In der deutschen Presse wurde die Rolle Melnyks ambivalent bewertet. „Viele in Deutschland dürften aufatmen, insbesondere das Kanzleramt, das er seit Kriegsbeginn vor sich hertrieb“, schrieb der in Konstanz erscheinende Südkurier. Trotzdem werde Melnyk fehlen: "Mit seinem ständigen Drängeln durchkreuzte der undiplomatische Diplomat die zögerliche Ukraine-Politik von Kanzler Scholz und den Bremsern in der SPD."

Die Leipziger Volkszeitung kommentierte, es sei "bedauerlich, dass Melnyk mehr Porzellan zerschlagen hat, als er für seine Sache erreichen konnte".

Im Folgenden dokumentiert Telepolis nochmals die Top Ten der umstrittenen Äußerungen von Melnyk.

Platz 1: Andrij Melnyk gegen Olaf Scholz: Das "Leberwurst"-Zitat

Nach der Ausladung von Bundespräsident Frank-Walter Steinmeier lehnte es Bundeskanzler Olaf Scholz zunächst ab, in die ukrainische Hauptstadt Kiew zu reisen. Unter diesen Umständen sehe er von einem Besuch ab, sagte der SPD-Politiker in der ersten Mai-Woche.

Die Antwort von Melnyk kam stante pede.
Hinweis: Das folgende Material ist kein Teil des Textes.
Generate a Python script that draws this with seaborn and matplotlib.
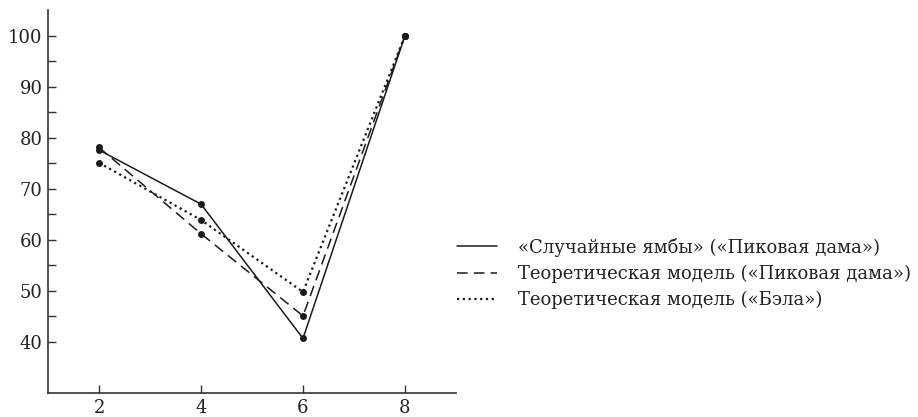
import matplotlib
matplotlib.use("Agg")
import matplotlib.pyplot as plt
from matplotlib.lines import Line2D
import seaborn as sns
import pandas as pd

sns.set_theme(style="ticks")
plt.rcParams["font.family"] = ["DejaVu Serif"]

positions = [2, 4, 6, 8]
random_iambs = [77.6, 67.0, 40.7, 100.0]
model_queen = [78.1, 61.2, 45.1, 100.0]
model_bela = [75.1, 63.9, 49.8, 100.0]

series_labels = [
    "«Случайные ямбы» («Пиковая дама»)",
    "Теоретическая модель («Пиковая дама»)",
    "Теоретическая модель («Бэла»)",
]
y_ticks = [40, 50, 60, 70, 80, 90, 100]
y_minor = [45, 55, 65, 75, 85, 95]

ink = "#1a1a1a"
fig = plt.figure(figsize=(9.18, 4.17), dpi=100)
ax = fig.add_axes([0.0523, 0.0576, 0.4444, 0.918])

styles = ["-", (0, (7, 4)), (0, (1, 1.6))]
widths = [1.1, 1.1, 1.6]
for vals, ls, lw in zip([random_iambs, model_queen, model_bela], styles, widths):
    df = pd.DataFrame({"x": positions, "y": vals})
    sns.lineplot(data=df, x="x", y="y", ax=ax, color=ink, linestyle=ls,
                 linewidth=lw, marker="o", markersize=5, markeredgewidth=0)

ax.set_xlim(1, 9)
ax.set_ylim(30, 105)
ax.set_xticks(positions)
ax.set_yticks(y_ticks)
ax.set_yticks(y_minor, minor=True)
ax.set_xlabel("")
ax.set_ylabel("")
for s in ["top", "right"]:
    ax.spines[s].set_visible(False)
for s in ["left", "bottom"]:
    ax.spines[s].set_color("#333333")
    ax.spines[s].set_linewidth(1.2)
ax.tick_params(axis="both", direction="in", length=6, width=1.0, color="#333333",
               labelsize=13, labelcolor="#222222", pad=4)
ax.tick_params(axis="y", which="minor", direction="in", length=6, width=1.0, color="#333333")

# legend keys: line styles only, no markers
handles = [Line2D([], [], color=ink, linestyle=ls, linewidth=lw)
           for ls, lw in zip(styles, widths)]
fig.legend(handles, series_labels, loc="center left", bbox_to_anchor=(0.498, 0.344),
           frameon=False, fontsize=13, handlelength=2.2, handletextpad=1.15,
           labelspacing=0.45, labelcolor="#222222", borderpad=0, borderaxespad=0)

fig.savefig("out.png", dpi=100)
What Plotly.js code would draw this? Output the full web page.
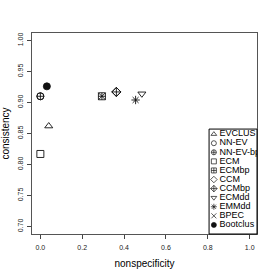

Im Gespräch mit der Deutschen Presse-Agentur (dpa) sagte er:

Eine beleidigte Leberwurst zu spielen, klingt nicht sehr staatsmännisch.

Andrij Melnyk zu Olaf Scholz

In der Welt des ukrainischen Vize-Außenministers Andrij Melnyk scheint das Mittelalter eine wichtige Referenz, wenn es um Debattenkultur und Verdamnis geht. In Melnyks Welt, die keine Privatwelt ist, gibt es noch das Hexen-Label und er klebt es an eine oppositionelle Abgeordnete eines befreundeten demokratischen Staates. Eine Lektion in Demokratieverständnis?